The art as therapy idea is back, thanks to Alain de Botton.

In a surprise move, the Netherlands’ top cultural institution, the Rijksmuseum in Amsterdam, has been turned into a giant therapeutic centre designed to help people with emotional issues. The operation has been masterminded by two intellectuals, author Alain de Botton and art historian John Armstrong. The building has been decked out in banners screaming ‘Art is Therapy’ at the city, 200 works have been equipped with giant captions next to them, detailing the therapeutic benefits on offer, and six new rooms have been created to shed light on such themes as ‘Sex’, ‘Love’ and ‘Money.’ The show is expected to last until the autumn.

The reaction was swift and predicable.

This move has, naturally, created outrage among the cultural elite. ‘The idea that art should help people to live is a piece of babyish absurdity we should all have grown out of long ago,’ declared the Guardian‘s fiery chief art critic, Adrian Searle. The New York Times similarly cast off its normal restraints to declare: ‘Reducing art to self-help is the greatest imaginable insult to the masterpieces of culture.’

Great art can survive insults even from the art therapy movement. However, the philosopher Emmanual Levanas has the concept of "useless suffering," which is exactly the opposite of art therapy. According to Levanas, pain disrupts our ability to experience anything with any kind of coherence. We can't communicate effectively, but this is good because pain disrupts our interior life so much that we are forced to realize we're dependent on other people.
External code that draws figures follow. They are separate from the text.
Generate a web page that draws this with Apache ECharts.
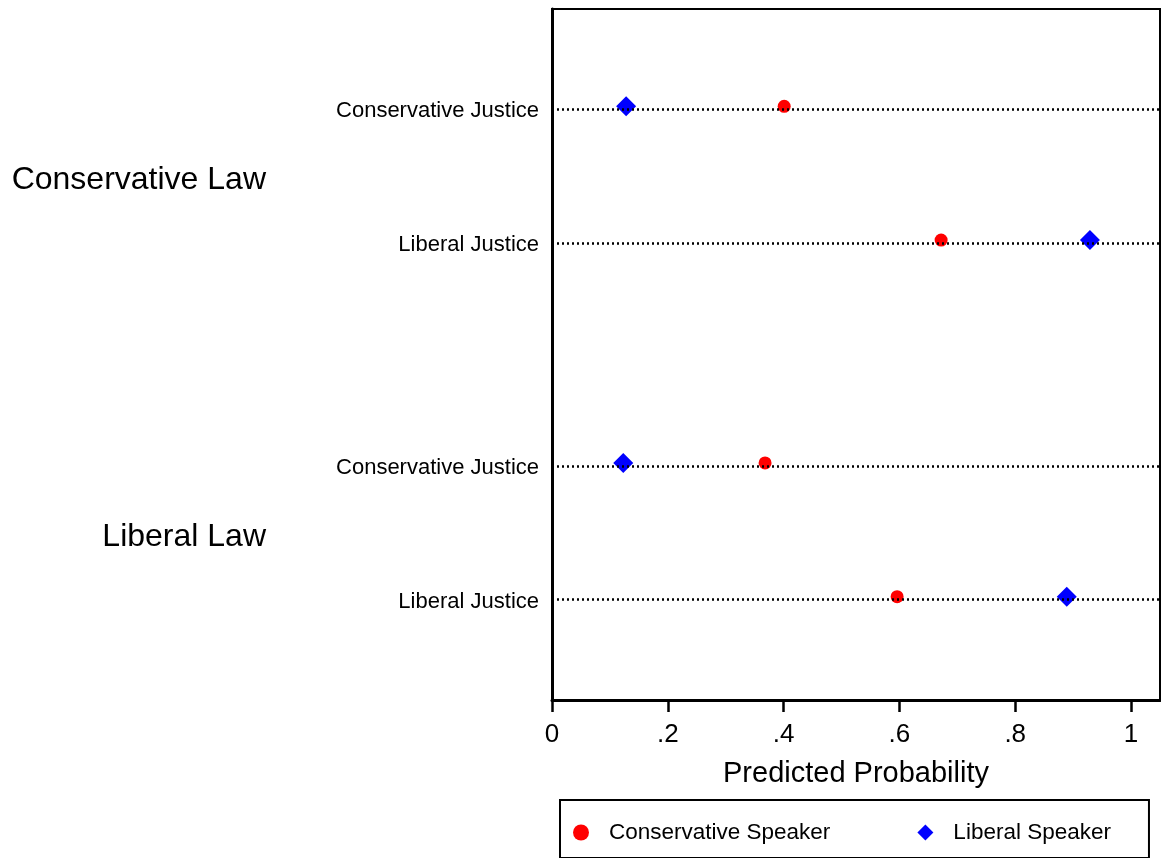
<!DOCTYPE html>
<html><head><meta charset="utf-8">
<script src="https://cdn.jsdelivr.net/npm/echarts@6/dist/echarts.min.js"></script>
<style>html,body{margin:0;padding:0;background:#fff}#c{width:1161px;height:858px}</style>
</head><body><div id="c"></div>
<script>
const groups = ['Conservative Law', 'Liberal Law'];
const justices = ['Conservative Justice', 'Liberal Justice'];
// values ordered: group 1 (justice 1, justice 2), group 2 (justice 1, justice 2)
const conservativeSpeaker = [0.401, 0.672, 0.368, 0.596];
const liberalSpeaker = [0.128, 0.929, 0.123, 0.889];
const xTickLabels = ['0', '.2', '.4', '.6', '.8', '1'];
const seriesNames = ['Conservative Speaker', 'Liberal Speaker'];

// category slots (blank spacers give the Stata-like gaps)
const cats = [];
const rowKeys = [];
const pad = n => { for (let i = 0; i < n; i++) cats.push('pad' + cats.length); };
pad(4);
groups.forEach((g, gi) => {
  const k1 = g + '|' + justices[0];
  const k2 = g + '|' + justices[1];
  rowKeys.push(k1); cats.push(k1);
  pad(2); cats.push('group|' + g); pad(2);
  rowKeys.push(k2); cats.push(k2);
  if (gi < groups.length - 1) pad(9);
});
pad(4);

const FONT = '"Liberation Sans", Arial, Helvetica, sans-serif';
const DIAMOND = 'path://M0,-1L1,0L0,1L-1,0Z';
const chart = echarts.init(document.getElementById('c'));
chart.setOption({
  animation: false,
  backgroundColor: '#fff',
  textStyle: { fontFamily: FONT, color: '#000' },
  grid: {
    left: 552, right: 1, top: 9, bottom: 158,
    show: true, borderColor: '#000', borderWidth: 2, backgroundColor: '#fff'
  },
  xAxis: {
    type: 'value', min: 0, max: 1.05, interval: 0.2,
    axisLine: { show: true, lineStyle: { color: '#000', width: 3 } },
    axisTick: { show: true, length: 12, lineStyle: { color: '#000', width: 2.5 } },
    splitLine: { show: false },
    axisLabel: {
      fontSize: 26, color: '#000', fontFamily: FONT, margin: 22,
      showMaxLabel: false,
      formatter: v => {
        const i = Math.round(v / 0.2);
        return Math.abs(v - i * 0.2) < 1e-6 && i < xTickLabels.length ? xTickLabels[i] : '';
      }
    },
    name: 'Predicted Probability', nameLocation: 'middle', nameGap: 59,
    nameTextStyle: { fontSize: 29, color: '#000', fontFamily: FONT }
  },
  yAxis: {
    type: 'category', data: cats, inverse: true,
    axisLine: { show: true, lineStyle: { color: '#000', width: 3 } },
    axisTick: { show: false },
    splitLine: { show: false },
    axisLabel: {
      interval: 0, fontSize: 22, color: '#000', fontFamily: FONT, margin: 13,
      formatter: v => {
        if (v.startsWith('pad')) return '';
        if (v.startsWith('group|')) return '{grp|' + v.slice(6) + '}';
        return '{row|' + v.split('|')[1] + '}';
      },
      rich: {
        grp: { fontSize: 32, color: '#000', fontFamily: FONT, padding: [8, 273, 0, 0] },
        row: { fontSize: 22, color: '#000', fontFamily: FONT, padding: [4, 0, 0, 0] }
      }
    }
  },
  legend: {
    data: [
      { name: seriesNames[0], icon: 'circle' },
      { name: seriesNames[1], icon: DIAMOND }
    ],
    left: 560, top: 800,
    orient: 'horizontal',
    itemWidth: 18, itemHeight: 16, itemGap: 87,
    symbolKeepAspect: true,
    padding: [21, 38, 14, 13],
    borderColor: '#000', borderWidth: 2,
    textStyle: { fontSize: 22.5, color: '#000', fontFamily: FONT, padding: [0, 0, 0, 14] }
  },
  series: [
    {
      type: 'line', data: [], z: 1, silent: true,
      markLine: {
        silent: true, symbol: 'none', animation: false,
        label: { show: false },
        lineStyle: { color: '#000', type: [2, 3], width: 2.5 },
        data: rowKeys.map(k => ({ yAxis: k }))
      }
    },
    {
      name: seriesNames[0], type: 'scatter', z: 3,
      symbol: 'circle', symbolSize: 13, symbolOffset: [0, -3],
      itemStyle: { color: '#ff0000', opacity: 1 },
      data: conservativeSpeaker.map((v, i) => [v, rowKeys[i]])
    },
    {
      name: seriesNames[1], type: 'scatter', z: 3,
      symbol: 'diamond', symbolSize: 20, symbolOffset: [0, -3],
      itemStyle: { color: '#0000ff', opacity: 1 },
      data: liberalSpeaker.map((v, i) => [v, rowKeys[i]])
    }
  ]
});
</script></body></html>
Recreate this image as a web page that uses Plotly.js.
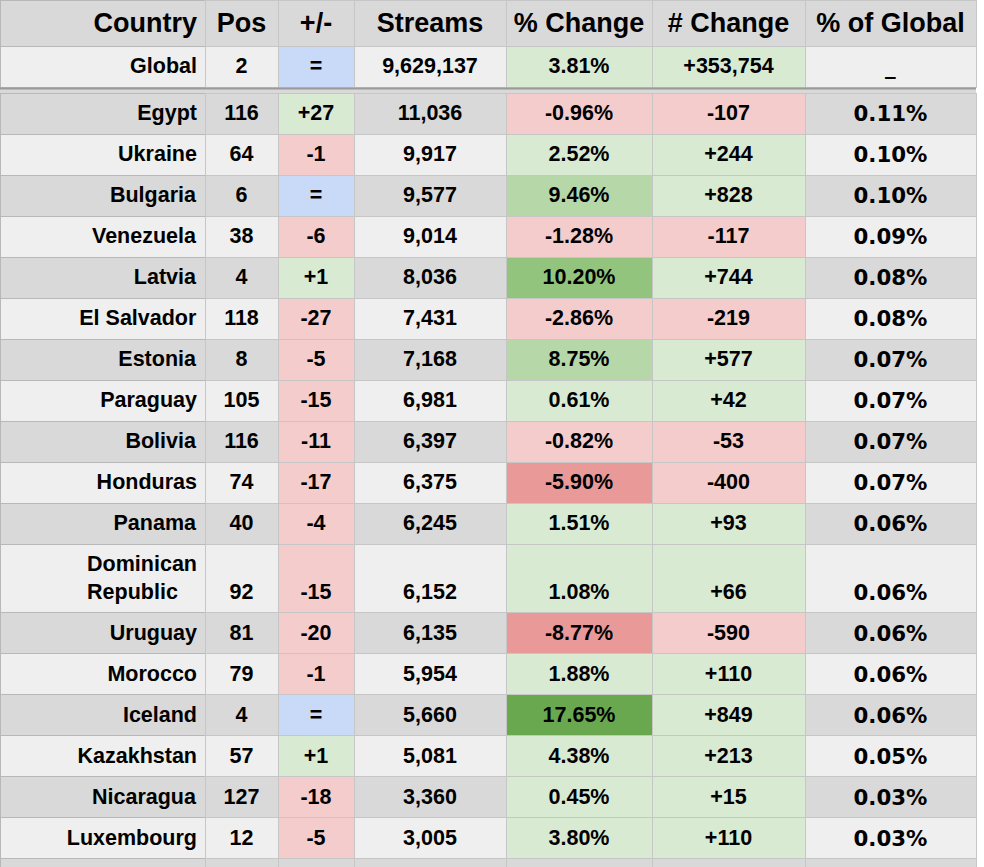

Latching on to the wholeness of canonical art sooths the wounded autonomy of the self while obscuring the difficult demands placed on us by other people and the world in general.

The cure? Difficult, disruptive, demanding Modernist art. No comforting harmonies there, just the theraputic demand from the Other, symbolizing the experience of pain so it is out there in the space between self and Other, where it belongs.